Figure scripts
* Begin *
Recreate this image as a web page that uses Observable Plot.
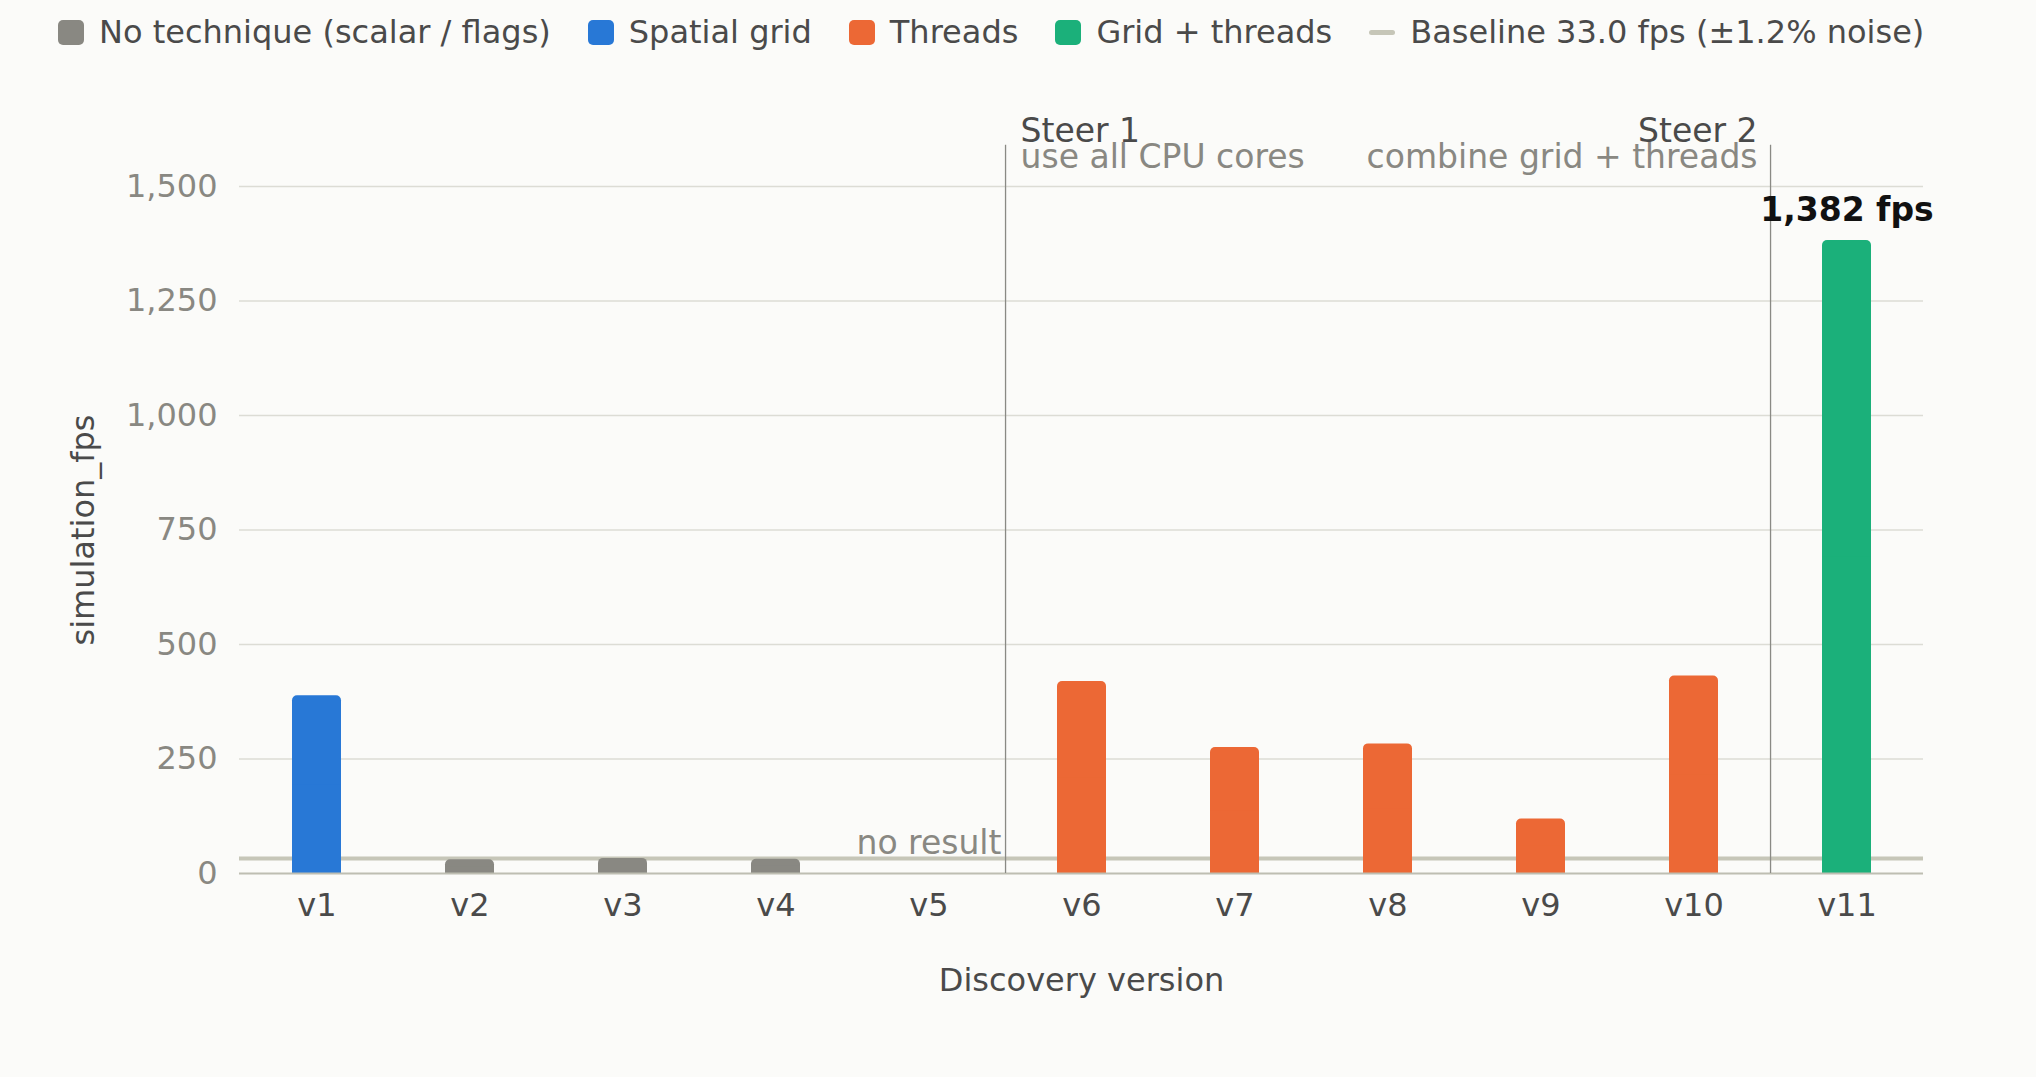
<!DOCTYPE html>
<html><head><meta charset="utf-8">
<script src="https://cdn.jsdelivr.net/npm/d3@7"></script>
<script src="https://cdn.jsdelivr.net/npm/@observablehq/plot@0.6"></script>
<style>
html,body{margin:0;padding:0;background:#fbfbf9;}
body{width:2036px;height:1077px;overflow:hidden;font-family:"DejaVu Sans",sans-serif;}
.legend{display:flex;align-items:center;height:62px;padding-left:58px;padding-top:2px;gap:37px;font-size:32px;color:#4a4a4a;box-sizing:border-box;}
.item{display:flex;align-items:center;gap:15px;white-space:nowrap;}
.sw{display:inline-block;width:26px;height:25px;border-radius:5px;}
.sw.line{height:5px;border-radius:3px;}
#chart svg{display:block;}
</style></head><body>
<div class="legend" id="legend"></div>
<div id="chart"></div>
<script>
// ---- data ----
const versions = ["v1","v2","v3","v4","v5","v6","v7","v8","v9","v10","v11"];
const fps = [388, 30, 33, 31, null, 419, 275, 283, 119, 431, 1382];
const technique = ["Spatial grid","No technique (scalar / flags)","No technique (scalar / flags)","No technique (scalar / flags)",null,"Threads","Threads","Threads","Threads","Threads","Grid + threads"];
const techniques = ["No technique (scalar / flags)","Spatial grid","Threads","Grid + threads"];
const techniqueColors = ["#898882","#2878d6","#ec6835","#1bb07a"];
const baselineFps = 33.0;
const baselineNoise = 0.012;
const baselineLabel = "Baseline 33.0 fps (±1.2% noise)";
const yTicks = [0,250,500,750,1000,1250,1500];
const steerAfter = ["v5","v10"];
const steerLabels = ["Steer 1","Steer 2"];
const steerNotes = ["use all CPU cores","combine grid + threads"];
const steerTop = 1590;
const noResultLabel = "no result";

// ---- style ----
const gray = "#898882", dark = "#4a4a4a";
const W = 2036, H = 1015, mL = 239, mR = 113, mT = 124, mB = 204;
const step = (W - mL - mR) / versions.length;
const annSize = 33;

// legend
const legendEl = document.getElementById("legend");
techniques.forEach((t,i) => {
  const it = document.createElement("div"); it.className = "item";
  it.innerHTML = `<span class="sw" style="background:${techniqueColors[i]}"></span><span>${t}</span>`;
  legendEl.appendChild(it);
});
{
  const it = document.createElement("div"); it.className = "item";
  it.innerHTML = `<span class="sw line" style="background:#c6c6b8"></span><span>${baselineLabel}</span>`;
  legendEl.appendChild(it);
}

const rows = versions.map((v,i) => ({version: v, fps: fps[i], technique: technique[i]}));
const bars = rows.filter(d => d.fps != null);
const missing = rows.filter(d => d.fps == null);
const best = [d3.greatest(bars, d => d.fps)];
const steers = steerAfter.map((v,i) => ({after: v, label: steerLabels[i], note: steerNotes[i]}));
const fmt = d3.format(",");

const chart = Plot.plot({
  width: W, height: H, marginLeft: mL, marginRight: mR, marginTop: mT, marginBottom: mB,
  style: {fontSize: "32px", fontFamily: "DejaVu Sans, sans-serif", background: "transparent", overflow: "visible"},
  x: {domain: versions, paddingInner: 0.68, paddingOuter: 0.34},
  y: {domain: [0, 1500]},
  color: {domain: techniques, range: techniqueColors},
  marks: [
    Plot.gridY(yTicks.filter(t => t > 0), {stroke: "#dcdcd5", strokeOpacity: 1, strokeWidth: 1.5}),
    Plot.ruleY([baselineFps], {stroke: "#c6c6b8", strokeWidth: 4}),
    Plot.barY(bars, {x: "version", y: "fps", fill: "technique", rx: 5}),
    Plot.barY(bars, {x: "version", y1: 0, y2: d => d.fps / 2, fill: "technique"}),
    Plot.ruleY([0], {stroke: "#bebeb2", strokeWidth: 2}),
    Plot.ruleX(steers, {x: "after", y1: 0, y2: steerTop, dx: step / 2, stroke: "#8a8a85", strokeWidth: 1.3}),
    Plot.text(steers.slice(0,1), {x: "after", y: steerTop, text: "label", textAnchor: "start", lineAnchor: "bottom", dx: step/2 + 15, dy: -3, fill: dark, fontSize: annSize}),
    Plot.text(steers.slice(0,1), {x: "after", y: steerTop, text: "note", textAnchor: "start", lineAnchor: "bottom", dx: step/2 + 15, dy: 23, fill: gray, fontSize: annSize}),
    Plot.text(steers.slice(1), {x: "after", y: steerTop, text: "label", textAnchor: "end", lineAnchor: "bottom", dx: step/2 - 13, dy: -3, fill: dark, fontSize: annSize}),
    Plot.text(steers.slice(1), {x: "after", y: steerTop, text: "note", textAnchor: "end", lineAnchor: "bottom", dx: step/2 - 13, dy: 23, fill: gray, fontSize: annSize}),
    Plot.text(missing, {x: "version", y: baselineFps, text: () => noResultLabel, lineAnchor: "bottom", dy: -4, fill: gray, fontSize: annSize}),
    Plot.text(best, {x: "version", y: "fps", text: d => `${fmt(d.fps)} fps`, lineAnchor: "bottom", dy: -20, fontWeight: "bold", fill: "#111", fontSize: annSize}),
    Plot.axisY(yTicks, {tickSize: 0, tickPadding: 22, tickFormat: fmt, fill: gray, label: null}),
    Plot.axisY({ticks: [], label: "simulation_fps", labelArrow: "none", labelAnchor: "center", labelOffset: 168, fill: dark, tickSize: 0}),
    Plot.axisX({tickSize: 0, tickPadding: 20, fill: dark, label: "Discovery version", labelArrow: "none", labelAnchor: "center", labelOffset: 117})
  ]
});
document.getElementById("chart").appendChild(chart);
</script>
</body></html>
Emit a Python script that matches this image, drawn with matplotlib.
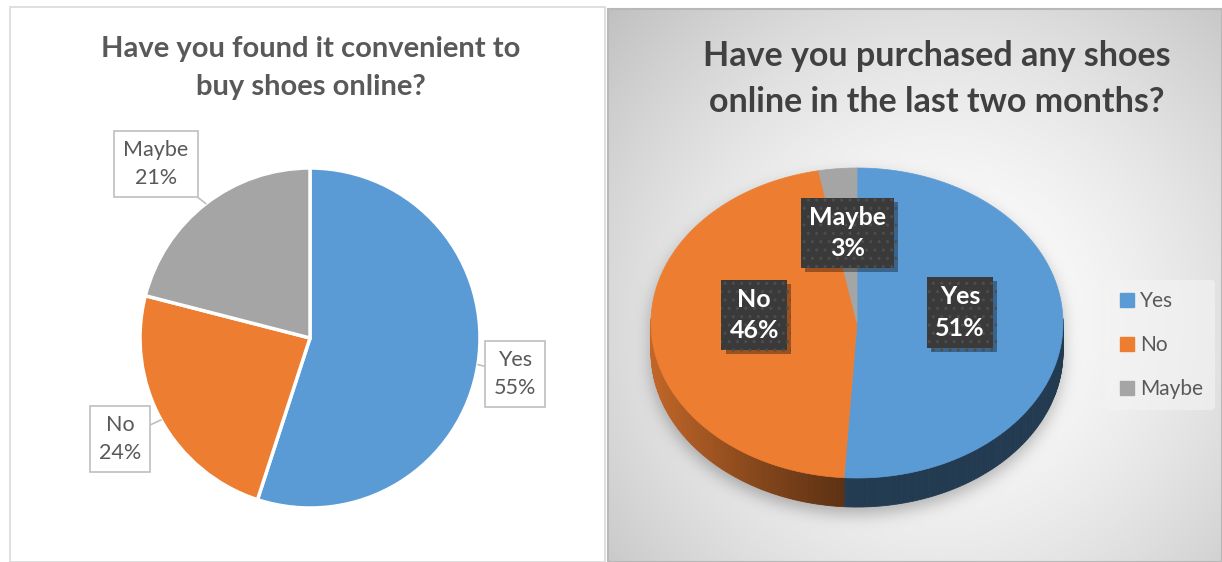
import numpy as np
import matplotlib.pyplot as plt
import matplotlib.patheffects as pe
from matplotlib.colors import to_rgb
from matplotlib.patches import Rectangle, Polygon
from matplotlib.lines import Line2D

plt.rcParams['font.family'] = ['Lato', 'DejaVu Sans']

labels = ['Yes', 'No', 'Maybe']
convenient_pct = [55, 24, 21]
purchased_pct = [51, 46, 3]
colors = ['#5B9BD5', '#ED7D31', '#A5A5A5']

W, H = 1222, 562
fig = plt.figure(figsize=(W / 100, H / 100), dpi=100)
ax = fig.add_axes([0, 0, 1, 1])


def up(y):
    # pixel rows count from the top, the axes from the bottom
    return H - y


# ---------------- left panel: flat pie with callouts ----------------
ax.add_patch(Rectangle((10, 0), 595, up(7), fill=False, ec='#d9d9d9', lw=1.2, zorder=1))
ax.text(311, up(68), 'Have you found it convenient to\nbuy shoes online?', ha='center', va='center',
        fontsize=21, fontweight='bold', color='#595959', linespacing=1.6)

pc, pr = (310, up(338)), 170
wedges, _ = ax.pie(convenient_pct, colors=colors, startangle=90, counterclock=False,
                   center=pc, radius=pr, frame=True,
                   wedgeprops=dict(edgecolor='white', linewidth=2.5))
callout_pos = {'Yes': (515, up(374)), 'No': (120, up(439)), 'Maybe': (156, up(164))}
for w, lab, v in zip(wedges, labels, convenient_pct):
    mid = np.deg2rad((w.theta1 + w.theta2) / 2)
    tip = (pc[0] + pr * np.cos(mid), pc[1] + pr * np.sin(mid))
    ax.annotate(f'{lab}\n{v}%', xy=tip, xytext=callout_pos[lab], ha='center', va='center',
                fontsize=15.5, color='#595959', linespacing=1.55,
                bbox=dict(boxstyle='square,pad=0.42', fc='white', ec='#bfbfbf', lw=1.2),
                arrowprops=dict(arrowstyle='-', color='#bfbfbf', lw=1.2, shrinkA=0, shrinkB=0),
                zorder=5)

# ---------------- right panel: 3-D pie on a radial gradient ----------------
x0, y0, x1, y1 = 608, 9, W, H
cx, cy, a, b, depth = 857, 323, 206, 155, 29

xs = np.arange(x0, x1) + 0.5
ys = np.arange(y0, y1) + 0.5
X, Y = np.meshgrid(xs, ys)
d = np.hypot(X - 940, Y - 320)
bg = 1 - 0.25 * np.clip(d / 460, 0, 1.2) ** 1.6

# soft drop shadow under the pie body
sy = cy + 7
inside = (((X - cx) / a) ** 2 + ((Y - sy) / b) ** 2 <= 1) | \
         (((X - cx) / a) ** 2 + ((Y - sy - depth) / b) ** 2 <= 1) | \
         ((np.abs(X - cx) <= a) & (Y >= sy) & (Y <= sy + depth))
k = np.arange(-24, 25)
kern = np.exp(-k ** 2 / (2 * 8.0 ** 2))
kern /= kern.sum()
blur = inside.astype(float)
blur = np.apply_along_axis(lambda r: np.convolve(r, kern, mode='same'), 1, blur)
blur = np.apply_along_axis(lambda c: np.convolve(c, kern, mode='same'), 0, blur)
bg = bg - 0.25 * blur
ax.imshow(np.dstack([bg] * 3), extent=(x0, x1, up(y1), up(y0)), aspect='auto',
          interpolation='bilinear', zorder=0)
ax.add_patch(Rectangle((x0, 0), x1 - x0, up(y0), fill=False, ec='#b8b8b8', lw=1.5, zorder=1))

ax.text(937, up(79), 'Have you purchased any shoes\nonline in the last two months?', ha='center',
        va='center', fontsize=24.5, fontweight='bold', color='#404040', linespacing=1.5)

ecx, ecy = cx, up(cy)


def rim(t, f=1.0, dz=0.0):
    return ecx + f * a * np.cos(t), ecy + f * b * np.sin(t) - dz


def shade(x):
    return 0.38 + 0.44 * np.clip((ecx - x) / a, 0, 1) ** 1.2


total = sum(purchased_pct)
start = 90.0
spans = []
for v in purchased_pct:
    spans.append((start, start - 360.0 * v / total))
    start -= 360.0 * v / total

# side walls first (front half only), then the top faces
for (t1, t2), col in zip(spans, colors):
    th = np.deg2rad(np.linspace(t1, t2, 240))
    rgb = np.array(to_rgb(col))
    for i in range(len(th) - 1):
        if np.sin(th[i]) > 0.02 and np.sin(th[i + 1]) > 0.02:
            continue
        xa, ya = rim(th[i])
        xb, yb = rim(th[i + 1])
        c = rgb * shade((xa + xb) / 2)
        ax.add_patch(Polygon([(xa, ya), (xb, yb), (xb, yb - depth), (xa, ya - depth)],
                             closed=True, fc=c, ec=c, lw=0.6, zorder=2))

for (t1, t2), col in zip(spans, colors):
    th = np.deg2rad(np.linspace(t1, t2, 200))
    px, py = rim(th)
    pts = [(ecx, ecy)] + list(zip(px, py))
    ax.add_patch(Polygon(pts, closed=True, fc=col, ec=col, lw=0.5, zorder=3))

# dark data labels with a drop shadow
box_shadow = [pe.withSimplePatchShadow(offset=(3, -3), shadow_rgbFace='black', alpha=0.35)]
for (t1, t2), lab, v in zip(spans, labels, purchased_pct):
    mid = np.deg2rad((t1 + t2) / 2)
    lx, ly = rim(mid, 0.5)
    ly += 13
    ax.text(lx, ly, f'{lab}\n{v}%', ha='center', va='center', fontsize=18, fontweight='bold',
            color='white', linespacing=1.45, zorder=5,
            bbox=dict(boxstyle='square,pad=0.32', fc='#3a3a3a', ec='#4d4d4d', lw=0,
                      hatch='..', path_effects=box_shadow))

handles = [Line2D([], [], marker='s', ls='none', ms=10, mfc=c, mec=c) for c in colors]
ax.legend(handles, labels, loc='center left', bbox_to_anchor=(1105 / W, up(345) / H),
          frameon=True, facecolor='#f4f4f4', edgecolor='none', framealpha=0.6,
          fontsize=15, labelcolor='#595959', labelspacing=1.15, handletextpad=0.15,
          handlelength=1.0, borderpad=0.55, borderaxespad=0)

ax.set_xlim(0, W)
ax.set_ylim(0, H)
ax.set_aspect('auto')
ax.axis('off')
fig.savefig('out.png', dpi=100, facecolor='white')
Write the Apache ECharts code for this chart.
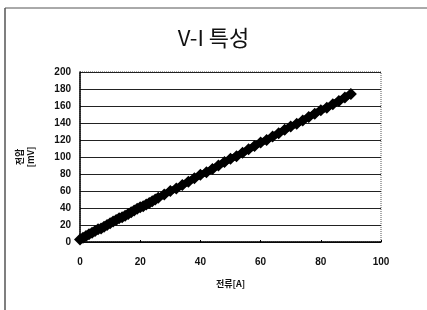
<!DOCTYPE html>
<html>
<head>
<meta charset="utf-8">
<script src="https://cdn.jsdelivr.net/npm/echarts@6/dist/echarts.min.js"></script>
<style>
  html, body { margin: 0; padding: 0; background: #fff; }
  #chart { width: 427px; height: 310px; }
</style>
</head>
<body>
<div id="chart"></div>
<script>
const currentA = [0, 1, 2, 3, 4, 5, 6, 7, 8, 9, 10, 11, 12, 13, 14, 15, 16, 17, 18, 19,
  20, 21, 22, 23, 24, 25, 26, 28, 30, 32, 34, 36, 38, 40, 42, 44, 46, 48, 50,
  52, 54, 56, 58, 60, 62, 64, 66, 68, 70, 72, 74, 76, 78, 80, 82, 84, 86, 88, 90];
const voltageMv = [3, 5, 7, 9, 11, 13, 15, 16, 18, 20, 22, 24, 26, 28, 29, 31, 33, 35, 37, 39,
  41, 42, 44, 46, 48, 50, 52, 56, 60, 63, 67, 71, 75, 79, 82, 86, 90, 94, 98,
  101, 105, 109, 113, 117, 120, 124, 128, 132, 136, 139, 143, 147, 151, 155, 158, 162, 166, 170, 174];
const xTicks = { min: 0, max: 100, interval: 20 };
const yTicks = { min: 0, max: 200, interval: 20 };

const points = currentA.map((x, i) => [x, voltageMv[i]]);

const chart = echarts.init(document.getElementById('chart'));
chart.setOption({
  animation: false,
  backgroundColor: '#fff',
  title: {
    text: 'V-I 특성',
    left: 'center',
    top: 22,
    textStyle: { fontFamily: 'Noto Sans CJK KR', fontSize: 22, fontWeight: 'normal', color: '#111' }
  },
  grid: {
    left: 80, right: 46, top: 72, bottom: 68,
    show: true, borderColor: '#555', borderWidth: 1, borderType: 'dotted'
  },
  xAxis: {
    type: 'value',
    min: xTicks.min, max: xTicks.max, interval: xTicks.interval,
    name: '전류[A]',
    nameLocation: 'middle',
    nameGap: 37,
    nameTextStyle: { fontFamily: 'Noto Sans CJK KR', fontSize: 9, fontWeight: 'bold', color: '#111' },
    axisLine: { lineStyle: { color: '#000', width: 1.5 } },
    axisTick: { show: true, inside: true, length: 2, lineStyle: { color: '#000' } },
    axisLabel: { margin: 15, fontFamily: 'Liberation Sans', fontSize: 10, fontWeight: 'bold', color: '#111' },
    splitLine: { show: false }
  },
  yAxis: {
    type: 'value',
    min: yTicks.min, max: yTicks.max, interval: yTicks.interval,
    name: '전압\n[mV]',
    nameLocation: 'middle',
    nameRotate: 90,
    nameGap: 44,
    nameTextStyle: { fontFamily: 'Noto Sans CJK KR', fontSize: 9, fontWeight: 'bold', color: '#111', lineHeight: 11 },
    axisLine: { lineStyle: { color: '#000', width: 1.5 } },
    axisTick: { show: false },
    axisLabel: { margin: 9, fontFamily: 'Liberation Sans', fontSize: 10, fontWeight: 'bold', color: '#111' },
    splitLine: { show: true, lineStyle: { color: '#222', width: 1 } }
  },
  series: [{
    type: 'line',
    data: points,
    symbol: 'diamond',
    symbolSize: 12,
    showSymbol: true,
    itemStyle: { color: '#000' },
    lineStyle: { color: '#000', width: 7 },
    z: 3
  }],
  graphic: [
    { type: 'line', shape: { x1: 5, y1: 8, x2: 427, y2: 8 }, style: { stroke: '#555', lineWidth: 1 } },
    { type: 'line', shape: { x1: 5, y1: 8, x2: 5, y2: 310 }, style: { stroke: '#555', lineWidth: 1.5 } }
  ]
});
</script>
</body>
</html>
* End *
**Task details:**
Above are the records; copy exactly the lines from the one with "Emit a Python" through the one with "from matplotlib.lines import Line2D", including both, and nothing more. Leave out pictures.

**Task solution:**
Emit a Python script that matches this image, drawn with matplotlib.
import numpy as np
import matplotlib.pyplot as plt
import matplotlib.patheffects as pe
from matplotlib.colors import to_rgb
from matplotlib.patches import Rectangle, Polygon
from matplotlib.lines import Line2D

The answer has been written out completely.